### WRITTEN REQUEST:
Quote all entries exactly, leaving pictures aside.

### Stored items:
______

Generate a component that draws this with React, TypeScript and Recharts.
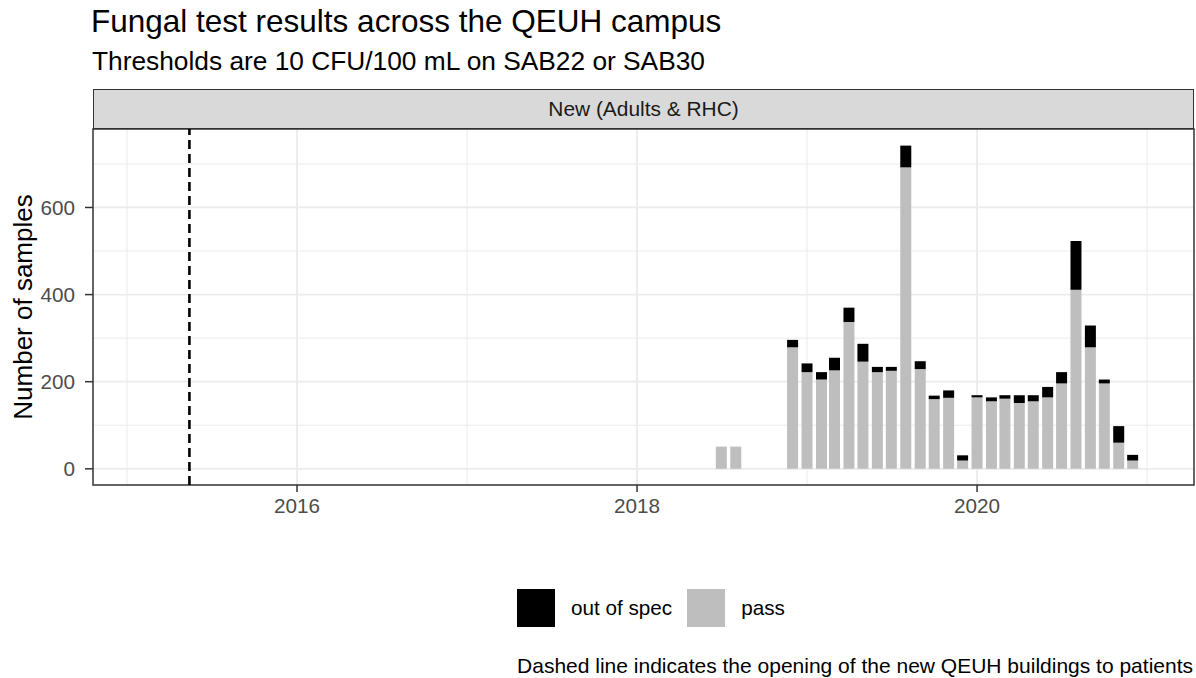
import React from "react"
import {
  ComposedChart,
  Bar,
  XAxis,
  YAxis,
  CartesianGrid,
  ReferenceLine,
  ReferenceArea,
} from "recharts"

// monthly sample counts, New (Adults & RHC)
const months = [
  "2018-07", "2018-08", "2018-12",
  "2019-01", "2019-02", "2019-03", "2019-04", "2019-05", "2019-06",
  "2019-07", "2019-08", "2019-09", "2019-10", "2019-11", "2019-12",
  "2020-01", "2020-02", "2020-03", "2020-04", "2020-05", "2020-06",
  "2020-07", "2020-08", "2020-09", "2020-10", "2020-11", "2020-12",
]
const passCounts = [
  51, 51, 279,
  222, 205, 226, 337, 246, 222,
  225, 692, 229, 160, 163, 19,
  164, 155, 161, 151, 155, 164,
  196, 411, 279, 196, 60, 19,
]
const outOfSpecCounts = [
  0, 0, 17,
  20, 17, 29, 33, 41, 12,
  9, 50, 18, 8, 17, 12,
  5, 9, 8, 18, 14, 24,
  26, 112, 50, 9, 38, 13,
]

const seriesNames = ["out of spec", "pass"]
const seriesColors = ["#000000", "#BEBEBE"]

const yTicks = [0, 200, 400, 600]
const yMinorTicks = [100, 300, 500, 700]
const xTicks = [2016, 2018, 2020]
const xMinorTicks = [2015, 2017, 2019, 2021]

const qeuhOpening = "2015-05-15"

const xDomain = [2014.8, 2021.276]
const yDomain = [-37.15, 780.15]

const font = "'Liberation Sans', Arial, Helvetica, sans-serif"

// date string -> decimal year
const toYear = (s: string) => {
  const [y, m, d] = s.split("-").map(Number)
  const start = Date.UTC(y, 0, 1)
  const end = Date.UTC(y + 1, 0, 1)
  const t = Date.UTC(y, (m || 1) - 1, d || 1)
  return y + (t - start) / (end - start)
}

const data = months.map((m, i) => ({
  t: toYear(m),
  pass: passCounts[i],
  oos: outOfSpecCounts[i],
}))

const App = () => {
  return (
    <div
      style={{
        position: "absolute",
        left: 0,
        top: 0,
        width: 1196,
        height: 678,
        background: "#fff",
        fontFamily: font,
      }}
    >
      <div style={{ position: "absolute", left: 91, top: 6, fontSize: 31.5, lineHeight: "31.5px", color: "#000", whiteSpace: "nowrap" }}>
        Fungal test results across the QEUH campus
      </div>
      <div style={{ position: "absolute", left: 92, top: 48, fontSize: 26.3, lineHeight: "26.3px", color: "#000", whiteSpace: "nowrap" }}>
        Thresholds are 10 CFU/100 mL on SAB22 or SAB30
      </div>

      {/* facet strip */}
      <div
        style={{
          position: "absolute",
          left: 93,
          top: 89,
          width: 1101,
          height: 40,
          boxSizing: "border-box",
          background: "#D9D9D9",
          border: "1.5px solid #333333",
          display: "flex",
          alignItems: "center",
          justifyContent: "center",
          fontSize: 20.9,
          color: "#1A1A1A",
        }}
      >
        New (Adults &amp; RHC)
      </div>

      <ComposedChart
        width={1196}
        height={678}
        data={data}
        margin={{ top: 129, right: 2, bottom: 163, left: 0 }}
        style={{ position: "absolute", left: 0, top: 0 }}
      >
        <CartesianGrid
          horizontalValues={yMinorTicks}
          verticalValues={xMinorTicks}
          stroke="#EBEBEB"
          strokeWidth={1}
        />
        <CartesianGrid
          horizontalValues={yTicks}
          verticalValues={xTicks}
          stroke="#EBEBEB"
          strokeWidth={1.8}
        />
        <XAxis
          type="number"
          dataKey="t"
          domain={xDomain}
          allowDataOverflow
          ticks={xTicks}
          interval={0}
          height={30}
          axisLine={false}
          tickSize={7}
          tickMargin={6}
          tickLine={{ stroke: "#333333", strokeWidth: 1.5 }}
          tick={{ fill: "#4D4D4D", fontSize: 20.7, fontFamily: font }}
        />
        <YAxis
          type="number"
          domain={yDomain}
          allowDataOverflow
          ticks={yTicks}
          interval={0}
          width={93}
          axisLine={false}
          tickSize={8}
          tickMargin={10}
          tickLine={{ stroke: "#333333", strokeWidth: 1.5 }}
          tick={{ fill: "#4D4D4D", fontSize: 20.7, fontFamily: font }}
        />
        <Bar
          dataKey="pass"
          stackId="a"
          fill={seriesColors[1]}
          barSize={11}
          isAnimationActive={false}
        />
        <Bar
          dataKey="oos"
          stackId="a"
          fill={seriesColors[0]}
          barSize={11}
          isAnimationActive={false}
        />
        <ReferenceLine
          x={toYear(qeuhOpening)}
          stroke="#000000"
          strokeWidth={2.6}
          strokeDasharray="9 5"
        />
        <ReferenceArea
          x1={xDomain[0]}
          x2={xDomain[1]}
          y1={yDomain[0]}
          y2={yDomain[1]}
          fill="none"
          stroke="#333333"
          strokeWidth={1.5}
          ifOverflow="visible"
        />
      </ComposedChart>

      {/* y axis title */}
      <div
        style={{
          position: "absolute",
          left: 23,
          top: 307,
          transform: "translate(-50%, -50%) rotate(-90deg)",
          fontSize: 26,
          lineHeight: "26px",
          whiteSpace: "nowrap",
          color: "#000",
        }}
      >
        Number of samples
      </div>

      {/* legend */}
      <div
        style={{
          position: "absolute",
          left: 517,
          top: 589,
          height: 38,
          display: "flex",
          alignItems: "center",
          fontSize: 20.7,
          color: "#000",
          whiteSpace: "nowrap",
        }}
      >
        {seriesNames.map((n, i) => (
          <div key={n} style={{ display: "flex", alignItems: "center", marginRight: 15 }}>
            <div style={{ width: 38, height: 38, background: seriesColors[i] }} />
            <span style={{ marginLeft: 16 }}>{n}</span>
          </div>
        ))}
      </div>

      {/* caption */}
      <div
        style={{
          position: "absolute",
          right: 3,
          top: 655,
          fontSize: 21,
          lineHeight: "21px",
          color: "#000",
          whiteSpace: "nowrap",
        }}
      >
        Dashed line indicates the opening of the new QEUH buildings to patients
      </div>
    </div>
  )
}

export default App
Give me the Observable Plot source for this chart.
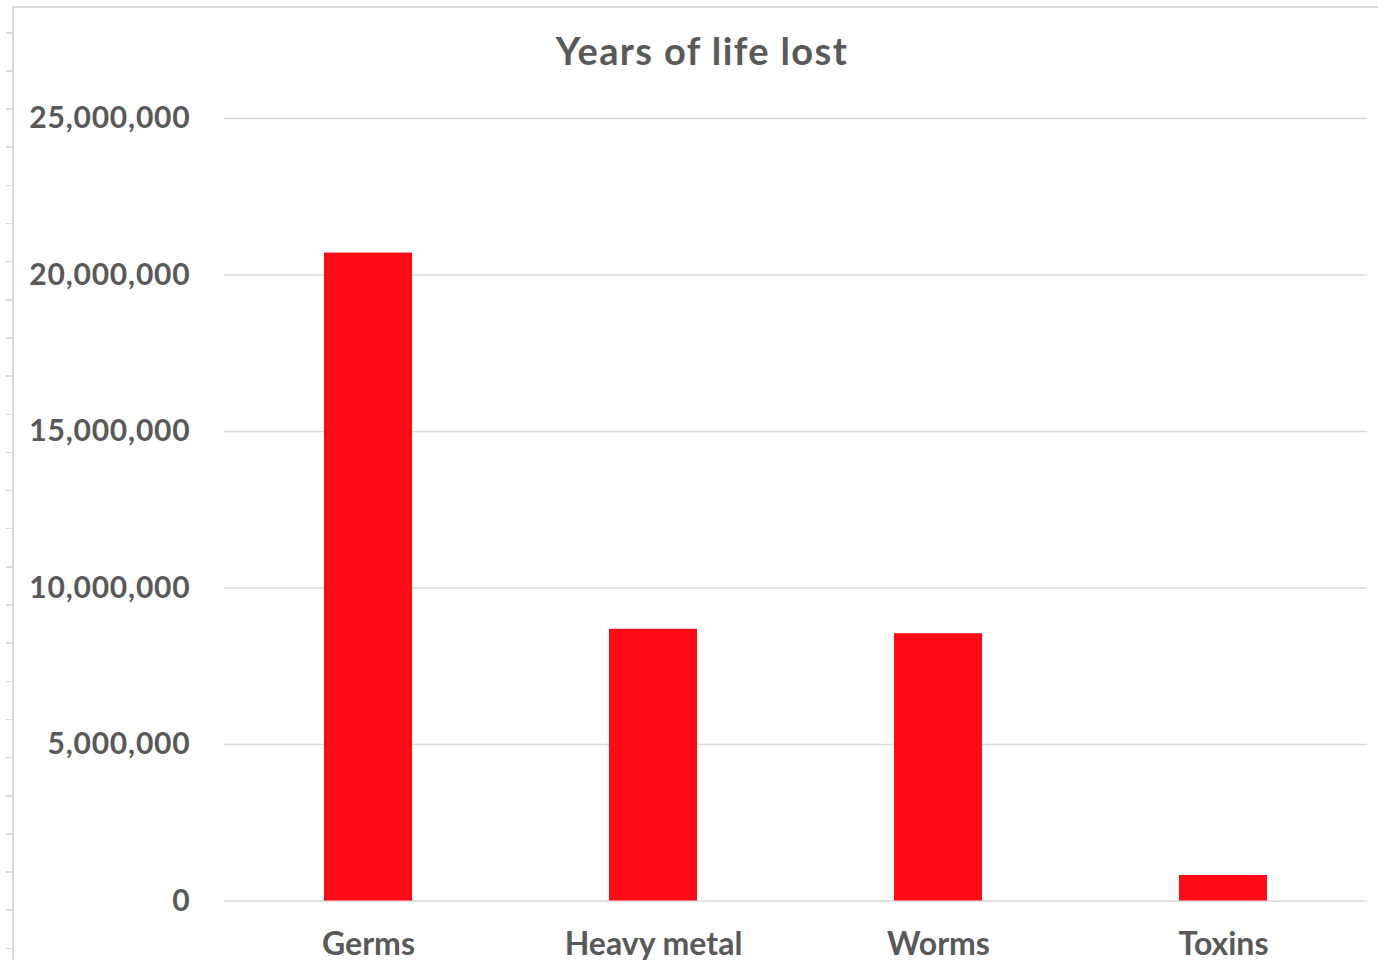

______

### ANSWER FOR THE TASK:
Generate a component that draws this with React, TypeScript and Recharts.
import React from "react"
import {
  ComposedChart,
  Bar,
  XAxis,
  YAxis,
  CartesianGrid,
  ReferenceLine,
  ReferenceArea,
} from "recharts"

// monthly sample counts, New (Adults & RHC)
const months = [
  "2018-07", "2018-08", "2018-12",
  "2019-01", "2019-02", "2019-03", "2019-04", "2019-05", "2019-06",
  "2019-07", "2019-08", "2019-09", "2019-10", "2019-11", "2019-12",
  "2020-01", "2020-02", "2020-03", "2020-04", "2020-05", "2020-06",
  "2020-07", "2020-08", "2020-09", "2020-10", "2020-11", "2020-12",
]
const passCounts = [
  51, 51, 279,
  222, 205, 226, 337, 246, 222,
  225, 692, 229, 160, 163, 19,
  164, 155, 161, 151, 155, 164,
  196, 411, 279, 196, 60, 19,
]
const outOfSpecCounts = [
  0, 0, 17,
  20, 17, 29, 33, 41, 12,
  9, 50, 18, 8, 17, 12,
  5, 9, 8, 18, 14, 24,
  26, 112, 50, 9, 38, 13,
]

const seriesNames = ["out of spec", "pass"]
const seriesColors = ["#000000", "#BEBEBE"]

const yTicks = [0, 200, 400, 600]
const yMinorTicks = [100, 300, 500, 700]
const xTicks = [2016, 2018, 2020]
const xMinorTicks = [2015, 2017, 2019, 2021]

const qeuhOpening = "2015-05-15"

const xDomain = [2014.8, 2021.276]
const yDomain = [-37.15, 780.15]

const font = "'Liberation Sans', Arial, Helvetica, sans-serif"

// date string -> decimal year
const toYear = (s: string) => {
  const [y, m, d] = s.split("-").map(Number)
  const start = Date.UTC(y, 0, 1)
  const end = Date.UTC(y + 1, 0, 1)
  const t = Date.UTC(y, (m || 1) - 1, d || 1)
  return y + (t - start) / (end - start)
}

const data = months.map((m, i) => ({
  t: toYear(m),
  pass: passCounts[i],
  oos: outOfSpecCounts[i],
}))

const App = () => {
  return (
    <div
      style={{
        position: "absolute",
        left: 0,
        top: 0,
        width: 1196,
        height: 678,
        background: "#fff",
        fontFamily: font,
      }}
    >
      <div style={{ position: "absolute", left: 91, top: 6, fontSize: 31.5, lineHeight: "31.5px", color: "#000", whiteSpace: "nowrap" }}>
        Fungal test results across the QEUH campus
      </div>
      <div style={{ position: "absolute", left: 92, top: 48, fontSize: 26.3, lineHeight: "26.3px", color: "#000", whiteSpace: "nowrap" }}>
        Thresholds are 10 CFU/100 mL on SAB22 or SAB30
      </div>

      {/* facet strip */}
      <div
        style={{
          position: "absolute",
          left: 93,
          top: 89,
          width: 1101,
          height: 40,
          boxSizing: "border-box",
          background: "#D9D9D9",
          border: "1.5px solid #333333",
          display: "flex",
          alignItems: "center",
          justifyContent: "center",
          fontSize: 20.9,
          color: "#1A1A1A",
        }}
      >
        New (Adults &amp; RHC)
      </div>

      <ComposedChart
        width={1196}
        height={678}
        data={data}
        margin={{ top: 129, right: 2, bottom: 163, left: 0 }}
        style={{ position: "absolute", left: 0, top: 0 }}
      >
        <CartesianGrid
          horizontalValues={yMinorTicks}
          verticalValues={xMinorTicks}
          stroke="#EBEBEB"
          strokeWidth={1}
        />
        <CartesianGrid
          horizontalValues={yTicks}
          verticalValues={xTicks}
          stroke="#EBEBEB"
          strokeWidth={1.8}
        />
        <XAxis
          type="number"
          dataKey="t"
          domain={xDomain}
          allowDataOverflow
          ticks={xTicks}
          interval={0}
          height={30}
          axisLine={false}
          tickSize={7}
          tickMargin={6}
          tickLine={{ stroke: "#333333", strokeWidth: 1.5 }}
          tick={{ fill: "#4D4D4D", fontSize: 20.7, fontFamily: font }}
        />
        <YAxis
          type="number"
          domain={yDomain}
          allowDataOverflow
          ticks={yTicks}
          interval={0}
          width={93}
          axisLine={false}
          tickSize={8}
          tickMargin={10}
          tickLine={{ stroke: "#333333", strokeWidth: 1.5 }}
          tick={{ fill: "#4D4D4D", fontSize: 20.7, fontFamily: font }}
        />
        <Bar
          dataKey="pass"
          stackId="a"
          fill={seriesColors[1]}
          barSize={11}
          isAnimationActive={false}
        />
        <Bar
          dataKey="oos"
          stackId="a"
          fill={seriesColors[0]}
          barSize={11}
          isAnimationActive={false}
        />
        <ReferenceLine
          x={toYear(qeuhOpening)}
          stroke="#000000"
          strokeWidth={2.6}
          strokeDasharray="9 5"
        />
        <ReferenceArea
          x1={xDomain[0]}
          x2={xDomain[1]}
          y1={yDomain[0]}
          y2={yDomain[1]}
          fill="none"
          stroke="#333333"
          strokeWidth={1.5}
          ifOverflow="visible"
        />
      </ComposedChart>

      {/* y axis title */}
      <div
        style={{
          position: "absolute",
          left: 23,
          top: 307,
          transform: "translate(-50%, -50%) rotate(-90deg)",
          fontSize: 26,
          lineHeight: "26px",
          whiteSpace: "nowrap",
          color: "#000",
        }}
      >
        Number of samples
      </div>

      {/* legend */}
      <div
        style={{
          position: "absolute",
          left: 517,
          top: 589,
          height: 38,
          display: "flex",
          alignItems: "center",
          fontSize: 20.7,
          color: "#000",
          whiteSpace: "nowrap",
        }}
      >
        {seriesNames.map((n, i) => (
          <div key={n} style={{ display: "flex", alignItems: "center", marginRight: 15 }}>
            <div style={{ width: 38, height: 38, background: seriesColors[i] }} />
            <span style={{ marginLeft: 16 }}>{n}</span>
          </div>
        ))}
      </div>

      {/* caption */}
      <div
        style={{
          position: "absolute",
          right: 3,
          top: 655,
          fontSize: 21,
          lineHeight: "21px",
          color: "#000",
          whiteSpace: "nowrap",
        }}
      >
        Dashed line indicates the opening of the new QEUH buildings to patients
      </div>
    </div>
  )
}

export default App
Give me the Observable Plot source for this chart.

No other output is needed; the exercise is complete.